## GIVEN DATA
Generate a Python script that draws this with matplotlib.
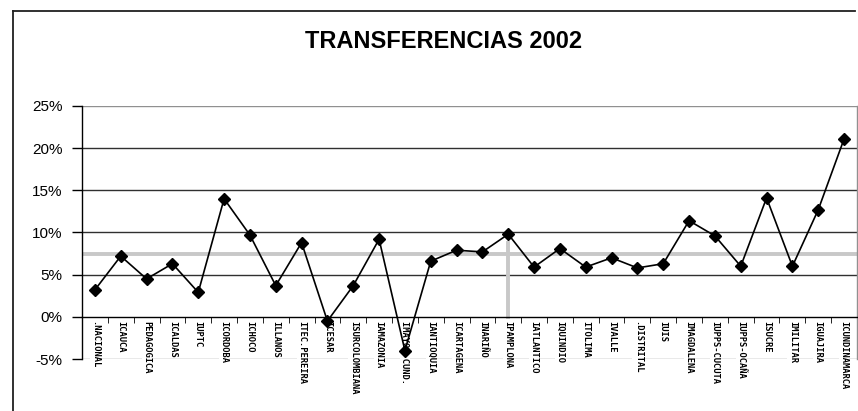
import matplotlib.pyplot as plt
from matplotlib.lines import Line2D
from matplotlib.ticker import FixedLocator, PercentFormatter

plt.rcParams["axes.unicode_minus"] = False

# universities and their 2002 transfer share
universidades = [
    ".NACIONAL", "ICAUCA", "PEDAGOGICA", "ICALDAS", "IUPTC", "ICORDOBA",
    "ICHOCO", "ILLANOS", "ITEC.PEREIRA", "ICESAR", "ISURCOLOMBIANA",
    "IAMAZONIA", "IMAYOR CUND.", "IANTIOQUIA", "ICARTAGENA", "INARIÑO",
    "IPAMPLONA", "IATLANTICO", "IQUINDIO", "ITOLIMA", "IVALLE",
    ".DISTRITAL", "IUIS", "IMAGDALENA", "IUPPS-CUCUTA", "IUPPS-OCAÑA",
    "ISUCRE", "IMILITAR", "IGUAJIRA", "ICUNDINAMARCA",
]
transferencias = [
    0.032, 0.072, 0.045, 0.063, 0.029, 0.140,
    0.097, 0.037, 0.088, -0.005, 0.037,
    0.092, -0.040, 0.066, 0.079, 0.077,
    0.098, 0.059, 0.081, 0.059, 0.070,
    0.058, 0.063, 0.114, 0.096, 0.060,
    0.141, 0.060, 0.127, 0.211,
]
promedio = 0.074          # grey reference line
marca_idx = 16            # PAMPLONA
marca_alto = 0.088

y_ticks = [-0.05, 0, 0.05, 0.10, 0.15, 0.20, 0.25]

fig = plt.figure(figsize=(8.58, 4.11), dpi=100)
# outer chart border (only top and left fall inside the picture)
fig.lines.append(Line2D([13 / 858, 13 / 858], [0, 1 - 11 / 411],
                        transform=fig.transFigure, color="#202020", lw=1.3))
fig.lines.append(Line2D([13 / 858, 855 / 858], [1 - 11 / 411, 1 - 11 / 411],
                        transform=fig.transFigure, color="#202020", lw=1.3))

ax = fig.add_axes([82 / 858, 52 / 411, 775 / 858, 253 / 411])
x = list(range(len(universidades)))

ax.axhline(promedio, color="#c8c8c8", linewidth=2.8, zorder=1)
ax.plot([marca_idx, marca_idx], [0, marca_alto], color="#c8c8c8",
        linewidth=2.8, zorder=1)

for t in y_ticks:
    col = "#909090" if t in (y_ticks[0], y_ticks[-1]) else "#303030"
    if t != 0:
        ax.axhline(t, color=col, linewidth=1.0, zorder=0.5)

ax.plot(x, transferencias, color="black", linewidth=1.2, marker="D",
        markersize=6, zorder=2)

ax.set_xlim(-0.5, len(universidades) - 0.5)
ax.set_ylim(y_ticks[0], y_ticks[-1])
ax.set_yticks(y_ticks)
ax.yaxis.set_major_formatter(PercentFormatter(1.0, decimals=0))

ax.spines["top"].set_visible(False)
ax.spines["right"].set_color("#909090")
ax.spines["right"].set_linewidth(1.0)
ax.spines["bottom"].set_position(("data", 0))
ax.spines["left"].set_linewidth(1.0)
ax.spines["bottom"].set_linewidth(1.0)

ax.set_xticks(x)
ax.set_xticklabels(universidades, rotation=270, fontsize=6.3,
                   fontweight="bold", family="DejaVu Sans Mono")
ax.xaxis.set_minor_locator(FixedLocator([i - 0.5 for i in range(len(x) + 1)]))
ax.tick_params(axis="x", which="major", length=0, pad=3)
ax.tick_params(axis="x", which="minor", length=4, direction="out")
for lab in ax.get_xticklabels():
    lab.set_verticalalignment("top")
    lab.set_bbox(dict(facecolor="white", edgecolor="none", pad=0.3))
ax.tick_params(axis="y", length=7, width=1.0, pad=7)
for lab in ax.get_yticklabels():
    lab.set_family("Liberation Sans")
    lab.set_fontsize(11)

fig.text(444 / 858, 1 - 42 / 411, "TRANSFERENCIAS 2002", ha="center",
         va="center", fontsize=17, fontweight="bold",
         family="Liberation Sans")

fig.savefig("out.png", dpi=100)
==
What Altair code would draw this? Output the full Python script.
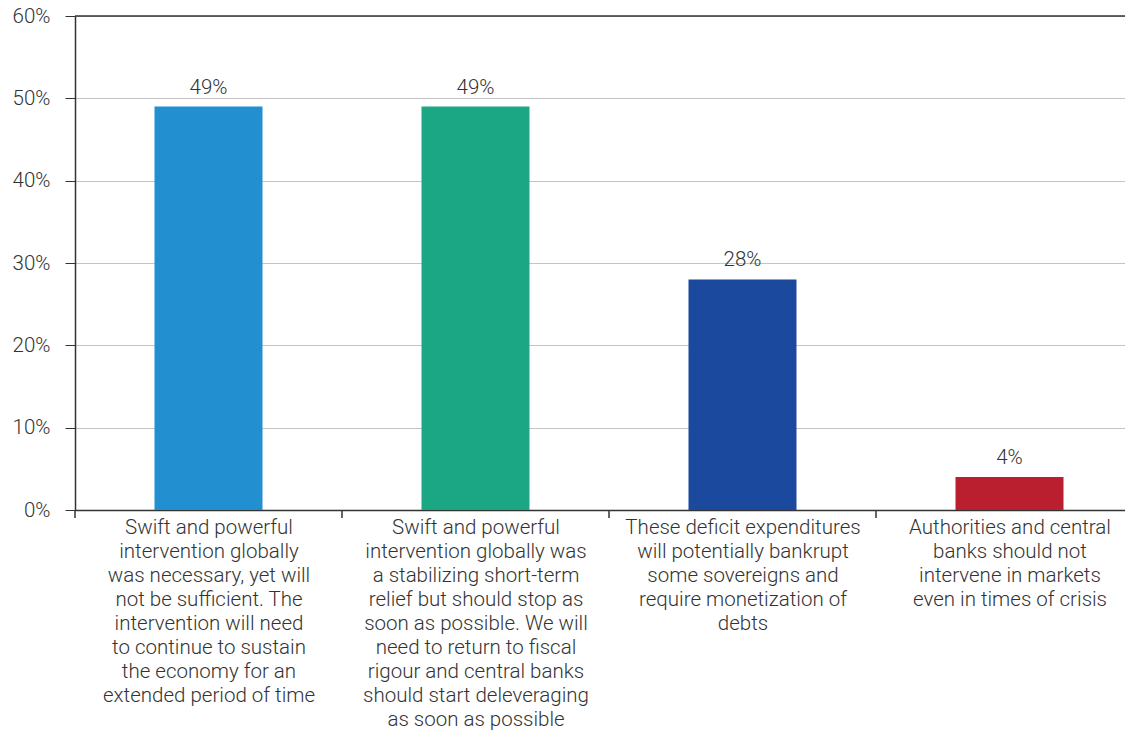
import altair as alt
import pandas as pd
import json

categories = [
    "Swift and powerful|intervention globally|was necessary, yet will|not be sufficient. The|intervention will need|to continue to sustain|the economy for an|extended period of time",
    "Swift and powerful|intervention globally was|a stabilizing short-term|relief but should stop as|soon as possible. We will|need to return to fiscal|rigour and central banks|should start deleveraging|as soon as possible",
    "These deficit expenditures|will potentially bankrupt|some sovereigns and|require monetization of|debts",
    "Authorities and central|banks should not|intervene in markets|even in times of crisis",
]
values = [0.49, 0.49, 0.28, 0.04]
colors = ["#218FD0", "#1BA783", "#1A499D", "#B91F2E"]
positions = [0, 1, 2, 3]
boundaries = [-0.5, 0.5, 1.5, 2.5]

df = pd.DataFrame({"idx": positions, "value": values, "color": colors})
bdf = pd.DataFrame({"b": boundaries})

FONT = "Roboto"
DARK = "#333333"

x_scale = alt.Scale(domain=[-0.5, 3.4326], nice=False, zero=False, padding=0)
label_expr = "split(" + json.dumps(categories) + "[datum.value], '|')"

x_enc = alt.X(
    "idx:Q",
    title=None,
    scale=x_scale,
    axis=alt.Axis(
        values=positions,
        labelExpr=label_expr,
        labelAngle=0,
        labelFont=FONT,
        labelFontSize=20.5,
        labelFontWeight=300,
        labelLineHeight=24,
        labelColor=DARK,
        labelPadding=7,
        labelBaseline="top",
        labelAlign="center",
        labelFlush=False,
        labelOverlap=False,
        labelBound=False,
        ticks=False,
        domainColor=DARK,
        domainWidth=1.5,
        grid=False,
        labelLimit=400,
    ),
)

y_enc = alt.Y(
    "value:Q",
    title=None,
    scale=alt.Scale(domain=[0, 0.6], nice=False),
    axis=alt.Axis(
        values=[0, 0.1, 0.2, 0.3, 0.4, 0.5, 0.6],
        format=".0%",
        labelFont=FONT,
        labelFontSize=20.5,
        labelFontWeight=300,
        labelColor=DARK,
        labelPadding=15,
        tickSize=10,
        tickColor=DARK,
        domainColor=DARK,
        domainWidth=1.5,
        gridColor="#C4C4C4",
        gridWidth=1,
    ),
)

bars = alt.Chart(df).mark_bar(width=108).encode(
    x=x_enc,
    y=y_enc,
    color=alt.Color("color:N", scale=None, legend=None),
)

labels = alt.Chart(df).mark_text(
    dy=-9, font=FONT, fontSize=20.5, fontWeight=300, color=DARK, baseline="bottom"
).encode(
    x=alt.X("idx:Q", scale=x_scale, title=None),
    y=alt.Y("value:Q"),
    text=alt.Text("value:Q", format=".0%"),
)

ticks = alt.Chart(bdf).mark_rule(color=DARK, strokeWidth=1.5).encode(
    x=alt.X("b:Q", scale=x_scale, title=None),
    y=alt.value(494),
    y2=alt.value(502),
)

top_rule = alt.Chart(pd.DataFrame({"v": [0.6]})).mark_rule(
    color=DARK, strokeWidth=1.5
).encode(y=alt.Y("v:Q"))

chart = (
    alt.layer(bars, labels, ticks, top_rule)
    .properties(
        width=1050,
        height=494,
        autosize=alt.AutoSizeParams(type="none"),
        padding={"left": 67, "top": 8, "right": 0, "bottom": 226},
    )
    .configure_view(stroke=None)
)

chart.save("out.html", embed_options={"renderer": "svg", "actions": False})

## EXERCISE PROMPT
The lines to reproduce run from the one above containing "What Altair code" through the one containing "import json". Copy them exactly and leave out all pictures.

## FINISHED ANSWER
What Altair code would draw this? Output the full Python script.
import altair as alt
import pandas as pd
import json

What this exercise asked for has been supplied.